SOURCE DATA

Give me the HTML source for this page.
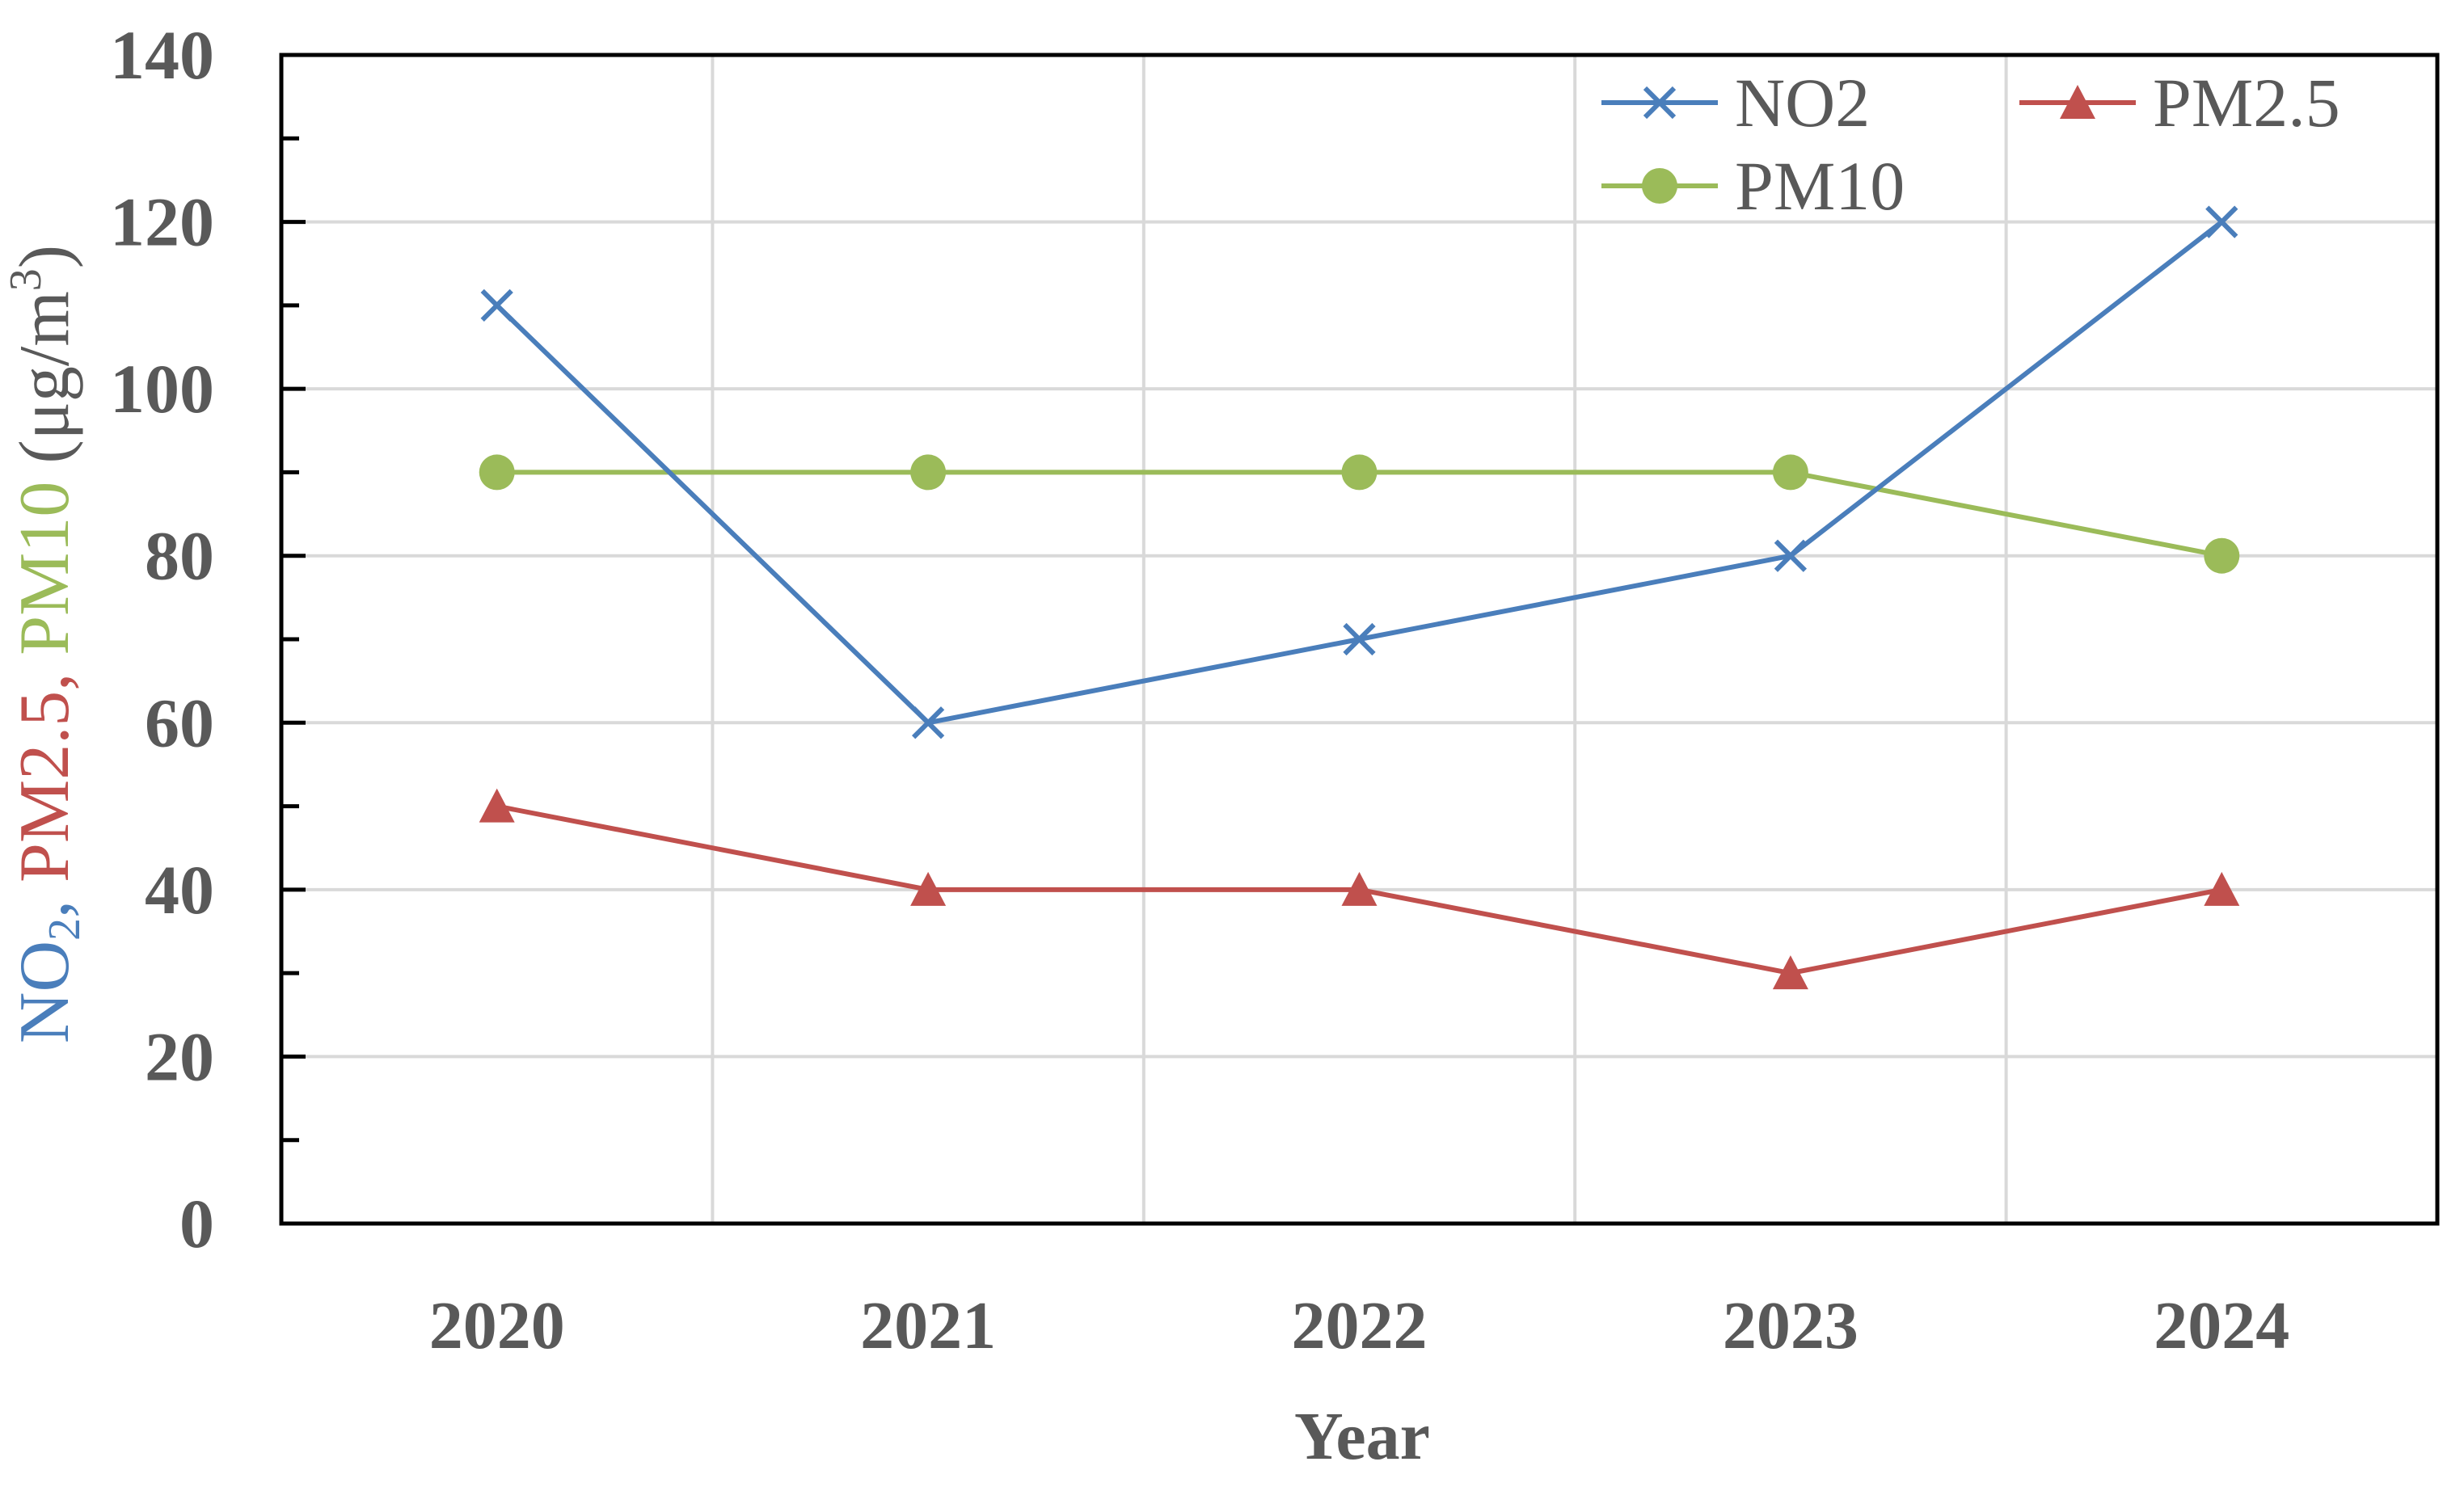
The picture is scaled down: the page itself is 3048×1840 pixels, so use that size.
<!DOCTYPE html>
<html><head><meta charset="utf-8"><style>
html,body{margin:0;padding:0;background:#fff;}
svg{display:block;}
text{font-family:"Liberation Serif",serif;}
</style></head><body>
<svg id="chart" width="3048" height="1840" viewBox="0 0 3048 1840" xmlns="http://www.w3.org/2000/svg">
<g id="grid"></g>
<g id="axes"></g>
<g id="series"></g>
<g id="labels"></g>
<text transform="translate(84,797) rotate(-90)" text-anchor="middle" font-size="88" fill="#595959"><tspan fill="#4a7ebb">NO<tspan font-size="56" dy="14">2</tspan><tspan dy="-14">, </tspan></tspan><tspan fill="#c0504d">PM2.5, </tspan><tspan fill="#9bbb59">PM10 </tspan><tspan>(μg/m<tspan font-size="56" dy="-34">3</tspan><tspan dy="34">)</tspan></tspan></text>
<text x="1685" y="1805" text-anchor="middle" font-size="84" font-weight="bold" fill="#595959">Year</text>
<g>
  <g>
    <line x1="1981" y1="127" x2="2125" y2="127" stroke="#4a7ebb" stroke-width="6"/>
    <path d="M2035,109 L2071,145 M2035,145 L2071,109" stroke="#4a7ebb" stroke-width="6"/>
    <text x="2146" y="156" font-size="86" fill="#595959">NO2</text>
  </g>
  <g>
    <line x1="2498" y1="127" x2="2642" y2="127" stroke="#c0504d" stroke-width="6"/>
    <path d="M2570,105 L2592,147 L2548,147 Z" fill="#c0504d"/>
    <text x="2663" y="156" font-size="86" fill="#595959">PM2.5</text>
  </g>
  <g>
    <line x1="1981" y1="230" x2="2125" y2="230" stroke="#9bbb59" stroke-width="6"/>
    <circle cx="2053" cy="230" r="22" fill="#9bbb59"/>
    <text x="2146" y="259" font-size="86" fill="#595959">PM10</text>
  </g>
</g>
</svg>
<script>
const categories = ["2020","2021","2022","2023","2024"];
const no2 = [110, 60, 70, 80, 120];
const pm25 = [50, 40, 40, 30, 40];
const pm10 = [90, 90, 90, 90, 80];
const yTicks = [0,20,40,60,80,100,120,140];

const NS = "http://www.w3.org/2000/svg";
const L = 348, R = 3015, T = 68, B = 1514, YMAX = 140;
const bw = (R - L) / categories.length;
function xPos(i){ return L + (i + 0.5) * bw; }
function yPos(v){ return B - (v / YMAX) * (B - T); }
function mk(tag, attrs, parent){
  const e = document.createElementNS(NS, tag);
  for (const k in attrs) e.setAttribute(k, attrs[k]);
  parent.appendChild(e);
  return e;
}
const grid = document.getElementById('grid');
const axes = document.getElementById('axes');
const series = document.getElementById('series');
const labels = document.getElementById('labels');

yTicks.forEach(v => {
  if (v > 0 && v < YMAX) {
    const g = mk('line', {x1: L, x2: R, y1: yPos(v), y2: yPos(v), stroke: '#d9d9d9', 'stroke-width': 4}, grid);
    
    
  }
  const tk = mk('line', {x1: L, x2: L + 30, y1: yPos(v), y2: yPos(v), stroke: '#000', 'stroke-width': 5}, axes);
  
  
  const t = mk('text', {x: 265, y: yPos(v) + 29, 'text-anchor': 'end', 'font-size': 86, 'font-weight': 'bold', fill: '#595959'}, labels);
  t.textContent = v;
  
  
});
for (let v = 10; v < YMAX; v += 20) {
  const tk = mk('line', {x1: L, x2: L + 22, y1: yPos(v), y2: yPos(v), stroke: '#000', 'stroke-width': 5}, axes);
  
  
}
for (let i = 1; i < categories.length; i++) {
  const x = L + i * bw;
  const g = mk('line', {x1: x, x2: x, y1: T, y2: B, stroke: '#d9d9d9', 'stroke-width': 4}, grid);
  
  
}
categories.forEach((c, i) => {
  const t = mk('text', {x: xPos(i), y: 1668, 'text-anchor': 'middle', 'font-size': 84, 'font-weight': 'bold', fill: '#595959'}, labels);
  t.textContent = c;
  
  
});
const frame = mk('rect', {x: L, y: T, width: R - L, height: B - T, fill: 'none', stroke: '#000', 'stroke-width': 5}, axes);



function drawSeries(vals, color, name, marker){
  const pts = vals.map((v, i) => xPos(i) + ',' + yPos(v)).join(' ');
  const pl = mk('polyline', {points: pts, fill: 'none', stroke: color, 'stroke-width': 6, 'stroke-linejoin': 'round'}, series);
  
  
  vals.forEach((v, i) => {
    const x = xPos(i), y = yPos(v);
    let m;
    if (marker === 'x') {
      m = mk('path', {d: `M${x-18},${y-18} L${x+18},${y+18} M${x-18},${y+18} L${x+18},${y-18}`, stroke: color, 'stroke-width': 6}, series);
    } else if (marker === 'tri') {
      m = mk('path', {d: `M${x},${y-22} L${x+22},${y+20} L${x-22},${y+20} Z`, fill: color}, series);
    } else {
      m = mk('circle', {cx: x, cy: y, r: 22, fill: color}, series);
    }
    
    
  });
}
drawSeries(pm10, '#9bbb59', 'pm10', 'circle');
drawSeries(pm25, '#c0504d', 'pm25', 'tri');
drawSeries(no2, '#4a7ebb', 'no2', 'x');
</script>
</body></html>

GIVEN TASK
Give every line back word for word and leave the pictures out.

RESULT OF THE TASK
Give me the HTML source for this page.
The picture is scaled down: the page itself is 3048×1840 pixels, so use that size.
<!DOCTYPE html>
<html><head><meta charset="utf-8"><style>
html,body{margin:0;padding:0;background:#fff;}
svg{display:block;}
text{font-family:"Liberation Serif",serif;}
</style></head><body>
<svg id="chart" width="3048" height="1840" viewBox="0 0 3048 1840" xmlns="http://www.w3.org/2000/svg">
<g id="grid"></g>
<g id="axes"></g>
<g id="series"></g>
<g id="labels"></g>
<text transform="translate(84,797) rotate(-90)" text-anchor="middle" font-size="88" fill="#595959"><tspan fill="#4a7ebb">NO<tspan font-size="56" dy="14">2</tspan><tspan dy="-14">, </tspan></tspan><tspan fill="#c0504d">PM2.5, </tspan><tspan fill="#9bbb59">PM10 </tspan><tspan>(μg/m<tspan font-size="56" dy="-34">3</tspan><tspan dy="34">)</tspan></tspan></text>
<text x="1685" y="1805" text-anchor="middle" font-size="84" font-weight="bold" fill="#595959">Year</text>
<g>
  <g>
    <line x1="1981" y1="127" x2="2125" y2="127" stroke="#4a7ebb" stroke-width="6"/>
    <path d="M2035,109 L2071,145 M2035,145 L2071,109" stroke="#4a7ebb" stroke-width="6"/>
    <text x="2146" y="156" font-size="86" fill="#595959">NO2</text>
  </g>
  <g>
    <line x1="2498" y1="127" x2="2642" y2="127" stroke="#c0504d" stroke-width="6"/>
    <path d="M2570,105 L2592,147 L2548,147 Z" fill="#c0504d"/>
    <text x="2663" y="156" font-size="86" fill="#595959">PM2.5</text>
  </g>
  <g>
    <line x1="1981" y1="230" x2="2125" y2="230" stroke="#9bbb59" stroke-width="6"/>
    <circle cx="2053" cy="230" r="22" fill="#9bbb59"/>
    <text x="2146" y="259" font-size="86" fill="#595959">PM10</text>
  </g>
</g>
</svg>
<script>
const categories = ["2020","2021","2022","2023","2024"];
const no2 = [110, 60, 70, 80, 120];
const pm25 = [50, 40, 40, 30, 40];
const pm10 = [90, 90, 90, 90, 80];
const yTicks = [0,20,40,60,80,100,120,140];

const NS = "http://www.w3.org/2000/svg";
const L = 348, R = 3015, T = 68, B = 1514, YMAX = 140;
const bw = (R - L) / categories.length;
function xPos(i){ return L + (i + 0.5) * bw; }
function yPos(v){ return B - (v / YMAX) * (B - T); }
function mk(tag, attrs, parent){
  const e = document.createElementNS(NS, tag);
  for (const k in attrs) e.setAttribute(k, attrs[k]);
  parent.appendChild(e);
  return e;
}
const grid = document.getElementById('grid');
const axes = document.getElementById('axes');
const series = document.getElementById('series');
const labels = document.getElementById('labels');

yTicks.forEach(v => {
  if (v > 0 && v < YMAX) {
    const g = mk('line', {x1: L, x2: R, y1: yPos(v), y2: yPos(v), stroke: '#d9d9d9', 'stroke-width': 4}, grid);
    
    
  }
  const tk = mk('line', {x1: L, x2: L + 30, y1: yPos(v), y2: yPos(v), stroke: '#000', 'stroke-width': 5}, axes);
  
  
  const t = mk('text', {x: 265, y: yPos(v) + 29, 'text-anchor': 'end', 'font-size': 86, 'font-weight': 'bold', fill: '#595959'}, labels);
  t.textContent = v;
  
  
});
for (let v = 10; v < YMAX; v += 20) {
  const tk = mk('line', {x1: L, x2: L + 22, y1: yPos(v), y2: yPos(v), stroke: '#000', 'stroke-width': 5}, axes);
  
  
}
for (let i = 1; i < categories.length; i++) {
  const x = L + i * bw;
  const g = mk('line', {x1: x, x2: x, y1: T, y2: B, stroke: '#d9d9d9', 'stroke-width': 4}, grid);
  
  
}
categories.forEach((c, i) => {
  const t = mk('text', {x: xPos(i), y: 1668, 'text-anchor': 'middle', 'font-size': 84, 'font-weight': 'bold', fill: '#595959'}, labels);
  t.textContent = c;
  
  
});
const frame = mk('rect', {x: L, y: T, width: R - L, height: B - T, fill: 'none', stroke: '#000', 'stroke-width': 5}, axes);



function drawSeries(vals, color, name, marker){
  const pts = vals.map((v, i) => xPos(i) + ',' + yPos(v)).join(' ');
  const pl = mk('polyline', {points: pts, fill: 'none', stroke: color, 'stroke-width': 6, 'stroke-linejoin': 'round'}, series);
  
  
  vals.forEach((v, i) => {
    const x = xPos(i), y = yPos(v);
    let m;
    if (marker === 'x') {
      m = mk('path', {d: `M${x-18},${y-18} L${x+18},${y+18} M${x-18},${y+18} L${x+18},${y-18}`, stroke: color, 'stroke-width': 6}, series);
    } else if (marker === 'tri') {
      m = mk('path', {d: `M${x},${y-22} L${x+22},${y+20} L${x-22},${y+20} Z`, fill: color}, series);
    } else {
      m = mk('circle', {cx: x, cy: y, r: 22, fill: color}, series);
    }
    
    
  });
}
drawSeries(pm10, '#9bbb59', 'pm10', 'circle');
drawSeries(pm25, '#c0504d', 'pm25', 'tri');
drawSeries(no2, '#4a7ebb', 'no2', 'x');
</script>
</body></html>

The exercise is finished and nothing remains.